[begin RECORDED INFORMATION]
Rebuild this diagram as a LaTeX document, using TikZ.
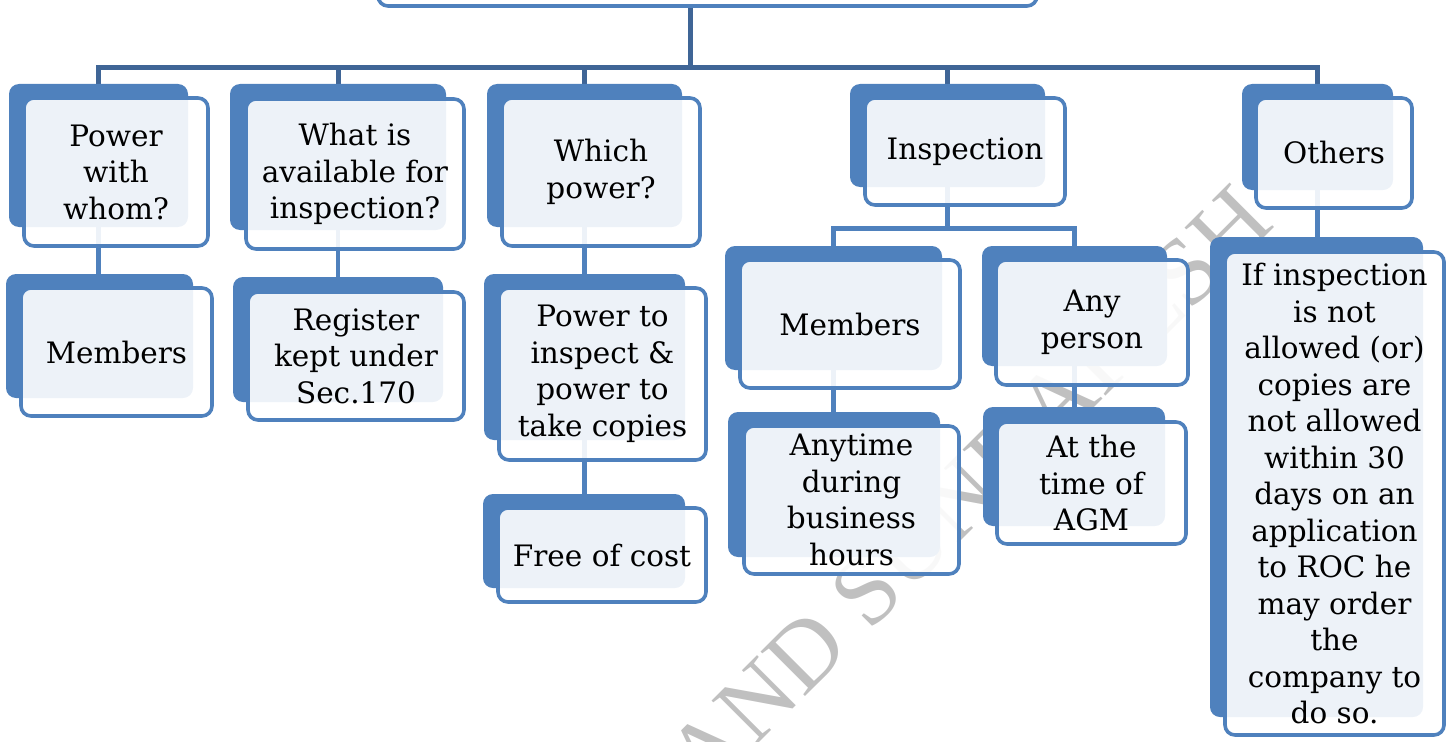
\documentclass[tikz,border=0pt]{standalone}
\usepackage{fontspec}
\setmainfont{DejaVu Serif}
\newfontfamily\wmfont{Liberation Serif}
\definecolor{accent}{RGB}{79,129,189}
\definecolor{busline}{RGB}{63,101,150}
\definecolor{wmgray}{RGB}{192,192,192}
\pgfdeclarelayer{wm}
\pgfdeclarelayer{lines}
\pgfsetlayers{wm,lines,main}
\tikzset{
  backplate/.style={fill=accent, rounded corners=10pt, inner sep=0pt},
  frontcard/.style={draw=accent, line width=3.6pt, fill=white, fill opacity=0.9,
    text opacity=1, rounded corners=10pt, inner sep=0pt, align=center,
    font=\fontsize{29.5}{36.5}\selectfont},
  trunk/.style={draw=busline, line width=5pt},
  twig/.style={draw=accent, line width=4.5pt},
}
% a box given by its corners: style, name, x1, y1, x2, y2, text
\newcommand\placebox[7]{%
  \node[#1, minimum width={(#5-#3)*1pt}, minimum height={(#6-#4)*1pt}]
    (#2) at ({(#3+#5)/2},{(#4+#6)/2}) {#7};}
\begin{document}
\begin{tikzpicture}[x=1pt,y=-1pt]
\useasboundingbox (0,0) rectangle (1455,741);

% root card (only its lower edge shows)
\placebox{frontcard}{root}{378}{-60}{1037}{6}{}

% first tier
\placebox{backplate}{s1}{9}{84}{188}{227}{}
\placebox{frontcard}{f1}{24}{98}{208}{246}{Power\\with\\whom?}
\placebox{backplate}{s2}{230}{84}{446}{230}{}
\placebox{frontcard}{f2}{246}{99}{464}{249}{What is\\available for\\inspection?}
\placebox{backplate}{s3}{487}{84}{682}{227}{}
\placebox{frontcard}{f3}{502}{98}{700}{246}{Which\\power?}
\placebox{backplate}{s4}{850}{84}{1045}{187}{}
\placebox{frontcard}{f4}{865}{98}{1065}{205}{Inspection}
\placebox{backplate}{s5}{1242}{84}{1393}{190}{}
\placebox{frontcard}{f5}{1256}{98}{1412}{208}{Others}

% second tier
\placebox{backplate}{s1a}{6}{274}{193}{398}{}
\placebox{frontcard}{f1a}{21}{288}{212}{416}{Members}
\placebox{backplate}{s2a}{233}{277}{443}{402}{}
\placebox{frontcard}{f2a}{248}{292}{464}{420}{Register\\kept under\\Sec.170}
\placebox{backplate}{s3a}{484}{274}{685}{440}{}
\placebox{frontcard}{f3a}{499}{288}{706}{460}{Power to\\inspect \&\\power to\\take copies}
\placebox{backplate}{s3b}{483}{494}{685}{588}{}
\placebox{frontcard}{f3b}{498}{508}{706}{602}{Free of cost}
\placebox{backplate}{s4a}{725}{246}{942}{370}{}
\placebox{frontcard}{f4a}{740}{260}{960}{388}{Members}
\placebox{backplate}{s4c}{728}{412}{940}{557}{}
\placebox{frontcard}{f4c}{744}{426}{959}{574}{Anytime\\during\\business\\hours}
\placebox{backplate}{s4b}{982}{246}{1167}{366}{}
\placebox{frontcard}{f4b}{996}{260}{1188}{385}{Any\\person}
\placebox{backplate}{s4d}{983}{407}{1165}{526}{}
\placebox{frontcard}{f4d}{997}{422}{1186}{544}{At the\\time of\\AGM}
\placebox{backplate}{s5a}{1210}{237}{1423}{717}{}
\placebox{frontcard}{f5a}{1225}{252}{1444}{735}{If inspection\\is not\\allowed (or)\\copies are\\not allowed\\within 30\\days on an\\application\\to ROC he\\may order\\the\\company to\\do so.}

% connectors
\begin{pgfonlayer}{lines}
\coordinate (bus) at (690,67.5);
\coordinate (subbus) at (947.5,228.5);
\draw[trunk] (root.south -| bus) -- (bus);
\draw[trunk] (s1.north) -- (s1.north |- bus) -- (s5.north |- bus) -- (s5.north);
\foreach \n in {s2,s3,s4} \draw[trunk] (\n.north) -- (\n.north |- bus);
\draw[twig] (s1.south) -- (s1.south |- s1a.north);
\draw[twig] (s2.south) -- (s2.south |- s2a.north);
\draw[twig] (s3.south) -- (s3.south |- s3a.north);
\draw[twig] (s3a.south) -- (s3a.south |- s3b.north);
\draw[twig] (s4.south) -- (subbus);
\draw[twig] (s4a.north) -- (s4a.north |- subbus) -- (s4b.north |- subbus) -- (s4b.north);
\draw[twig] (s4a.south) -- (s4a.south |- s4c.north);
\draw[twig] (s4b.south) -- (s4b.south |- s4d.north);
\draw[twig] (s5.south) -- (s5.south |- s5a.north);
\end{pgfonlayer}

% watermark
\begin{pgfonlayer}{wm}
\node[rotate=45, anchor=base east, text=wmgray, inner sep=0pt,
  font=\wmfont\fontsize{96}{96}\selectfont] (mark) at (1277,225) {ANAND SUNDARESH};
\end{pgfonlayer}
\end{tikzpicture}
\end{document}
[end RECORDED INFORMATION]
> **WORK INSTRUCTIONS**:
Give the material again exactly as it is, but keep the pictures out.

> **EXERCISE RESPONSE**:
Rebuild this diagram as a LaTeX document, using TikZ.
\documentclass[tikz,border=0pt]{standalone}
\usepackage{fontspec}
\setmainfont{DejaVu Serif}
\newfontfamily\wmfont{Liberation Serif}
\definecolor{accent}{RGB}{79,129,189}
\definecolor{busline}{RGB}{63,101,150}
\definecolor{wmgray}{RGB}{192,192,192}
\pgfdeclarelayer{wm}
\pgfdeclarelayer{lines}
\pgfsetlayers{wm,lines,main}
\tikzset{
  backplate/.style={fill=accent, rounded corners=10pt, inner sep=0pt},
  frontcard/.style={draw=accent, line width=3.6pt, fill=white, fill opacity=0.9,
    text opacity=1, rounded corners=10pt, inner sep=0pt, align=center,
    font=\fontsize{29.5}{36.5}\selectfont},
  trunk/.style={draw=busline, line width=5pt},
  twig/.style={draw=accent, line width=4.5pt},
}
% a box given by its corners: style, name, x1, y1, x2, y2, text
\newcommand\placebox[7]{%
  \node[#1, minimum width={(#5-#3)*1pt}, minimum height={(#6-#4)*1pt}]
    (#2) at ({(#3+#5)/2},{(#4+#6)/2}) {#7};}
\begin{document}
\begin{tikzpicture}[x=1pt,y=-1pt]
\useasboundingbox (0,0) rectangle (1455,741);

% root card (only its lower edge shows)
\placebox{frontcard}{root}{378}{-60}{1037}{6}{}

% first tier
\placebox{backplate}{s1}{9}{84}{188}{227}{}
\placebox{frontcard}{f1}{24}{98}{208}{246}{Power\\with\\whom?}
\placebox{backplate}{s2}{230}{84}{446}{230}{}
\placebox{frontcard}{f2}{246}{99}{464}{249}{What is\\available for\\inspection?}
\placebox{backplate}{s3}{487}{84}{682}{227}{}
\placebox{frontcard}{f3}{502}{98}{700}{246}{Which\\power?}
\placebox{backplate}{s4}{850}{84}{1045}{187}{}
\placebox{frontcard}{f4}{865}{98}{1065}{205}{Inspection}
\placebox{backplate}{s5}{1242}{84}{1393}{190}{}
\placebox{frontcard}{f5}{1256}{98}{1412}{208}{Others}

% second tier
\placebox{backplate}{s1a}{6}{274}{193}{398}{}
\placebox{frontcard}{f1a}{21}{288}{212}{416}{Members}
\placebox{backplate}{s2a}{233}{277}{443}{402}{}
\placebox{frontcard}{f2a}{248}{292}{464}{420}{Register\\kept under\\Sec.170}
\placebox{backplate}{s3a}{484}{274}{685}{440}{}
\placebox{frontcard}{f3a}{499}{288}{706}{460}{Power to\\inspect \&\\power to\\take copies}
\placebox{backplate}{s3b}{483}{494}{685}{588}{}
\placebox{frontcard}{f3b}{498}{508}{706}{602}{Free of cost}
\placebox{backplate}{s4a}{725}{246}{942}{370}{}
\placebox{frontcard}{f4a}{740}{260}{960}{388}{Members}
\placebox{backplate}{s4c}{728}{412}{940}{557}{}
\placebox{frontcard}{f4c}{744}{426}{959}{574}{Anytime\\during\\business\\hours}
\placebox{backplate}{s4b}{982}{246}{1167}{366}{}
\placebox{frontcard}{f4b}{996}{260}{1188}{385}{Any\\person}
\placebox{backplate}{s4d}{983}{407}{1165}{526}{}
\placebox{frontcard}{f4d}{997}{422}{1186}{544}{At the\\time of\\AGM}
\placebox{backplate}{s5a}{1210}{237}{1423}{717}{}
\placebox{frontcard}{f5a}{1225}{252}{1444}{735}{If inspection\\is not\\allowed (or)\\copies are\\not allowed\\within 30\\days on an\\application\\to ROC he\\may order\\the\\company to\\do so.}

% connectors
\begin{pgfonlayer}{lines}
\coordinate (bus) at (690,67.5);
\coordinate (subbus) at (947.5,228.5);
\draw[trunk] (root.south -| bus) -- (bus);
\draw[trunk] (s1.north) -- (s1.north |- bus) -- (s5.north |- bus) -- (s5.north);
\foreach \n in {s2,s3,s4} \draw[trunk] (\n.north) -- (\n.north |- bus);
\draw[twig] (s1.south) -- (s1.south |- s1a.north);
\draw[twig] (s2.south) -- (s2.south |- s2a.north);
\draw[twig] (s3.south) -- (s3.south |- s3a.north);
\draw[twig] (s3a.south) -- (s3a.south |- s3b.north);
\draw[twig] (s4.south) -- (subbus);
\draw[twig] (s4a.north) -- (s4a.north |- subbus) -- (s4b.north |- subbus) -- (s4b.north);
\draw[twig] (s4a.south) -- (s4a.south |- s4c.north);
\draw[twig] (s4b.south) -- (s4b.south |- s4d.north);
\draw[twig] (s5.south) -- (s5.south |- s5a.north);
\end{pgfonlayer}

% watermark
\begin{pgfonlayer}{wm}
\node[rotate=45, anchor=base east, text=wmgray, inner sep=0pt,
  font=\wmfont\fontsize{96}{96}\selectfont] (mark) at (1277,225) {ANAND SUNDARESH};
\end{pgfonlayer}
\end{tikzpicture}
\end{document}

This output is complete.